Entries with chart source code
/---

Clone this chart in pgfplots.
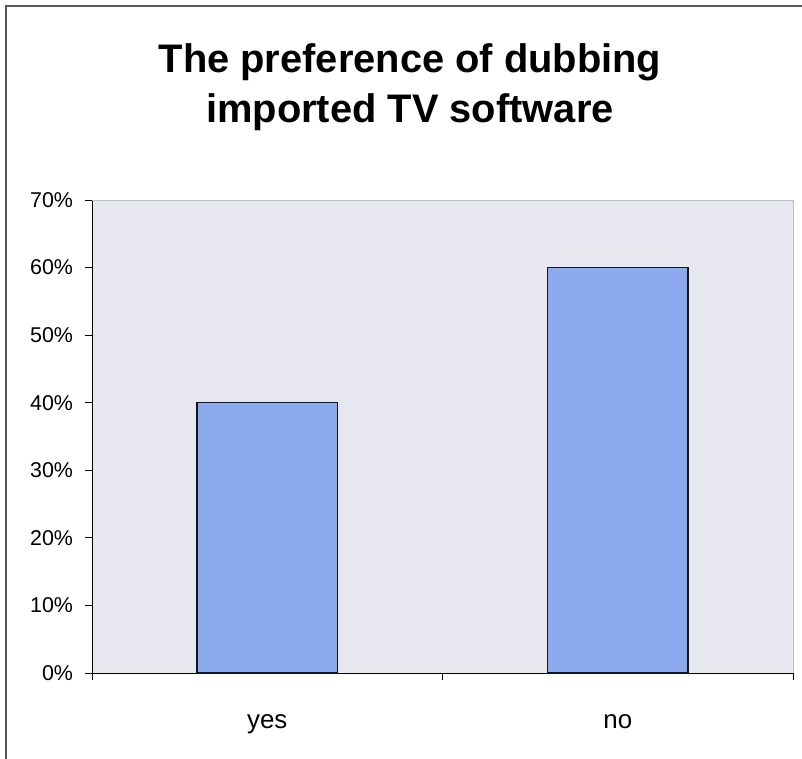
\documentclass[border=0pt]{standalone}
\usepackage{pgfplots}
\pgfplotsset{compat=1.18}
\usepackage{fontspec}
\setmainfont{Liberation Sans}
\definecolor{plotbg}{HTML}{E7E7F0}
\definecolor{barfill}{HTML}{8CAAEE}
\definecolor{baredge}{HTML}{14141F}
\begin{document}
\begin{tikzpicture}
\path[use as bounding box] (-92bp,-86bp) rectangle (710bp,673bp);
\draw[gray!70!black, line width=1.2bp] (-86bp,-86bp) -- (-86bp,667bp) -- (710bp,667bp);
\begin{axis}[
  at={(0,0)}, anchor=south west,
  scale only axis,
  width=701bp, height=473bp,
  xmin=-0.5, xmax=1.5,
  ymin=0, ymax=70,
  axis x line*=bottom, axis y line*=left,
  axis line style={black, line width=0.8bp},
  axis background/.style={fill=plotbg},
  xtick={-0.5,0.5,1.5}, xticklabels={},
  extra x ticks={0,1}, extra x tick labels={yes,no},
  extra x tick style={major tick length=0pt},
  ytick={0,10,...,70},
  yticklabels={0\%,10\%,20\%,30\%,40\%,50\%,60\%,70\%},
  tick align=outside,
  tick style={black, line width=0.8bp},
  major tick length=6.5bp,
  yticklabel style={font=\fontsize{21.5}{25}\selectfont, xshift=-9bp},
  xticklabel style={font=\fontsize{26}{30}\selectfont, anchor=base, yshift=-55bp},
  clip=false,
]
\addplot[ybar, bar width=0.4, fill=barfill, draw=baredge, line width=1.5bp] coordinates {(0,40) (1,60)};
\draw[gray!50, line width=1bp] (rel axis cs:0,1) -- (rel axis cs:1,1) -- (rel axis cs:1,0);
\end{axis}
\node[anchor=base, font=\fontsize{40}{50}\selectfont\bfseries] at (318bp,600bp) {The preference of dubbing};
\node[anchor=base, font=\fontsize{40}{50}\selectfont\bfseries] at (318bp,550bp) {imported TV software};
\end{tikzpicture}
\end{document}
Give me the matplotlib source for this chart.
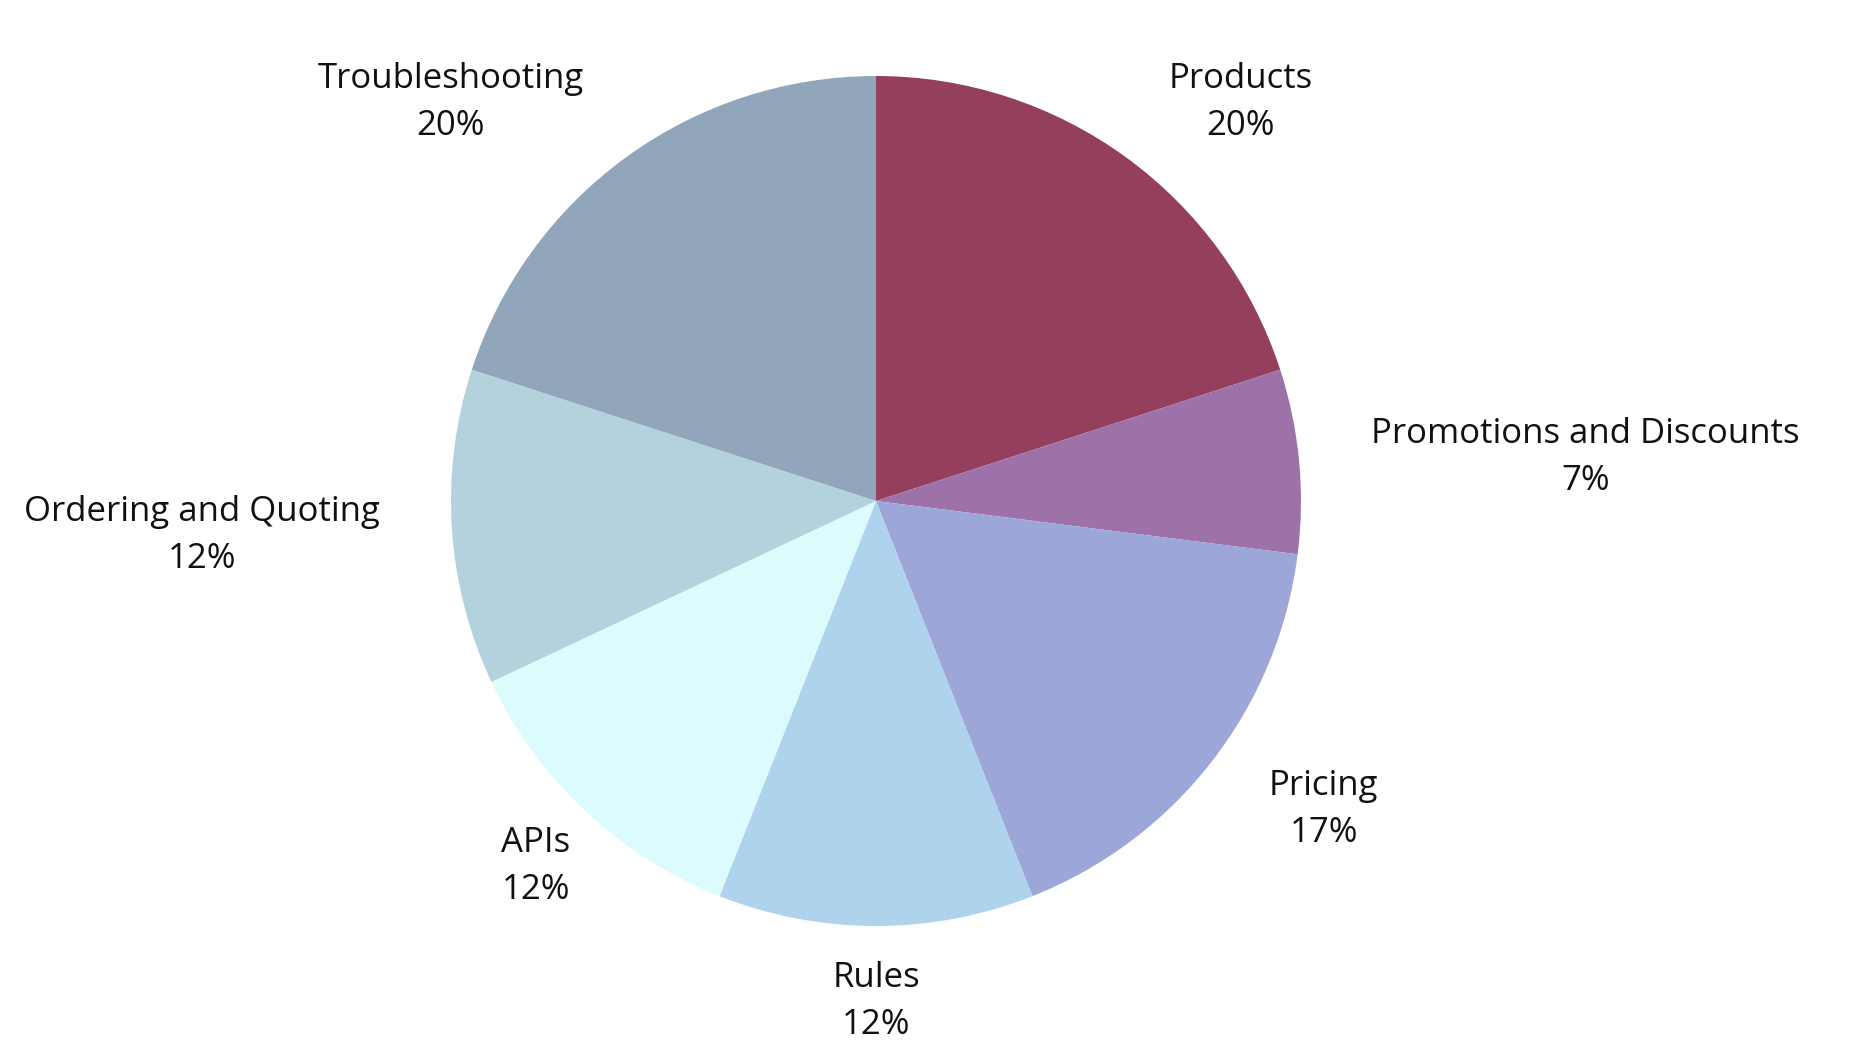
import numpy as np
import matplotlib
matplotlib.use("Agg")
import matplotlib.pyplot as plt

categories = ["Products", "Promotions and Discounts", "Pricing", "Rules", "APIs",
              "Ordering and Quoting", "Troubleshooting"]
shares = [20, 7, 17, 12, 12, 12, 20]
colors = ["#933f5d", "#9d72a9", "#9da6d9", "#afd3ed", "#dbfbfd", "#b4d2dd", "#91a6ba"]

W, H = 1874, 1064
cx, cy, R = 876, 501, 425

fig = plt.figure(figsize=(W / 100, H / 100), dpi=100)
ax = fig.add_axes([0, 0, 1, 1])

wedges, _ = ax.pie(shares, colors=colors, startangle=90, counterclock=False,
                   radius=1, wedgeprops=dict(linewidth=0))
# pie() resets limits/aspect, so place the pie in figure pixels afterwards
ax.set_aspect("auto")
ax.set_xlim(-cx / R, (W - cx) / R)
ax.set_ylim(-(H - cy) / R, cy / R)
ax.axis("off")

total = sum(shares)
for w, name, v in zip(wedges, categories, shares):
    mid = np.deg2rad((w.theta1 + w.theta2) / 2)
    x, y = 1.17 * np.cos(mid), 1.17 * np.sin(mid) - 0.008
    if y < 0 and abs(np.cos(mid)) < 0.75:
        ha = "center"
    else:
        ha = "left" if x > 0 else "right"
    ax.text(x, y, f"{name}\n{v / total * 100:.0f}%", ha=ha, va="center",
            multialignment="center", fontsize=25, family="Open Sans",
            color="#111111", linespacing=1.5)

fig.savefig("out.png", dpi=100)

\---

> Given task
Transcribe all of the material exactly, leaving out whatever pictures it contains.

> Complete response
Clone this chart in pgfplots.
\documentclass[border=0pt]{standalone}
\usepackage{pgfplots}
\pgfplotsset{compat=1.18}
\usepackage{fontspec}
\setmainfont{Liberation Sans}
\definecolor{plotbg}{HTML}{E7E7F0}
\definecolor{barfill}{HTML}{8CAAEE}
\definecolor{baredge}{HTML}{14141F}
\begin{document}
\begin{tikzpicture}
\path[use as bounding box] (-92bp,-86bp) rectangle (710bp,673bp);
\draw[gray!70!black, line width=1.2bp] (-86bp,-86bp) -- (-86bp,667bp) -- (710bp,667bp);
\begin{axis}[
  at={(0,0)}, anchor=south west,
  scale only axis,
  width=701bp, height=473bp,
  xmin=-0.5, xmax=1.5,
  ymin=0, ymax=70,
  axis x line*=bottom, axis y line*=left,
  axis line style={black, line width=0.8bp},
  axis background/.style={fill=plotbg},
  xtick={-0.5,0.5,1.5}, xticklabels={},
  extra x ticks={0,1}, extra x tick labels={yes,no},
  extra x tick style={major tick length=0pt},
  ytick={0,10,...,70},
  yticklabels={0\%,10\%,20\%,30\%,40\%,50\%,60\%,70\%},
  tick align=outside,
  tick style={black, line width=0.8bp},
  major tick length=6.5bp,
  yticklabel style={font=\fontsize{21.5}{25}\selectfont, xshift=-9bp},
  xticklabel style={font=\fontsize{26}{30}\selectfont, anchor=base, yshift=-55bp},
  clip=false,
]
\addplot[ybar, bar width=0.4, fill=barfill, draw=baredge, line width=1.5bp] coordinates {(0,40) (1,60)};
\draw[gray!50, line width=1bp] (rel axis cs:0,1) -- (rel axis cs:1,1) -- (rel axis cs:1,0);
\end{axis}
\node[anchor=base, font=\fontsize{40}{50}\selectfont\bfseries] at (318bp,600bp) {The preference of dubbing};
\node[anchor=base, font=\fontsize{40}{50}\selectfont\bfseries] at (318bp,550bp) {imported TV software};
\end{tikzpicture}
\end{document}
Give me the matplotlib source for this chart.
import numpy as np
import matplotlib
matplotlib.use("Agg")
import matplotlib.pyplot as plt

categories = ["Products", "Promotions and Discounts", "Pricing", "Rules", "APIs",
              "Ordering and Quoting", "Troubleshooting"]
shares = [20, 7, 17, 12, 12, 12, 20]
colors = ["#933f5d", "#9d72a9", "#9da6d9", "#afd3ed", "#dbfbfd", "#b4d2dd", "#91a6ba"]

W, H = 1874, 1064
cx, cy, R = 876, 501, 425

fig = plt.figure(figsize=(W / 100, H / 100), dpi=100)
ax = fig.add_axes([0, 0, 1, 1])

wedges, _ = ax.pie(shares, colors=colors, startangle=90, counterclock=False,
                   radius=1, wedgeprops=dict(linewidth=0))
# pie() resets limits/aspect, so place the pie in figure pixels afterwards
ax.set_aspect("auto")
ax.set_xlim(-cx / R, (W - cx) / R)
ax.set_ylim(-(H - cy) / R, cy / R)
ax.axis("off")

total = sum(shares)
for w, name, v in zip(wedges, categories, shares):
    mid = np.deg2rad((w.theta1 + w.theta2) / 2)
    x, y = 1.17 * np.cos(mid), 1.17 * np.sin(mid) - 0.008
    if y < 0 and abs(np.cos(mid)) < 0.75:
        ha = "center"
    else:
        ha = "left" if x > 0 else "right"
    ax.text(x, y, f"{name}\n{v / total * 100:.0f}%", ha=ha, va="center",
            multialignment="center", fontsize=25, family="Open Sans",
            color="#111111", linespacing=1.5)

fig.savefig("out.png", dpi=100)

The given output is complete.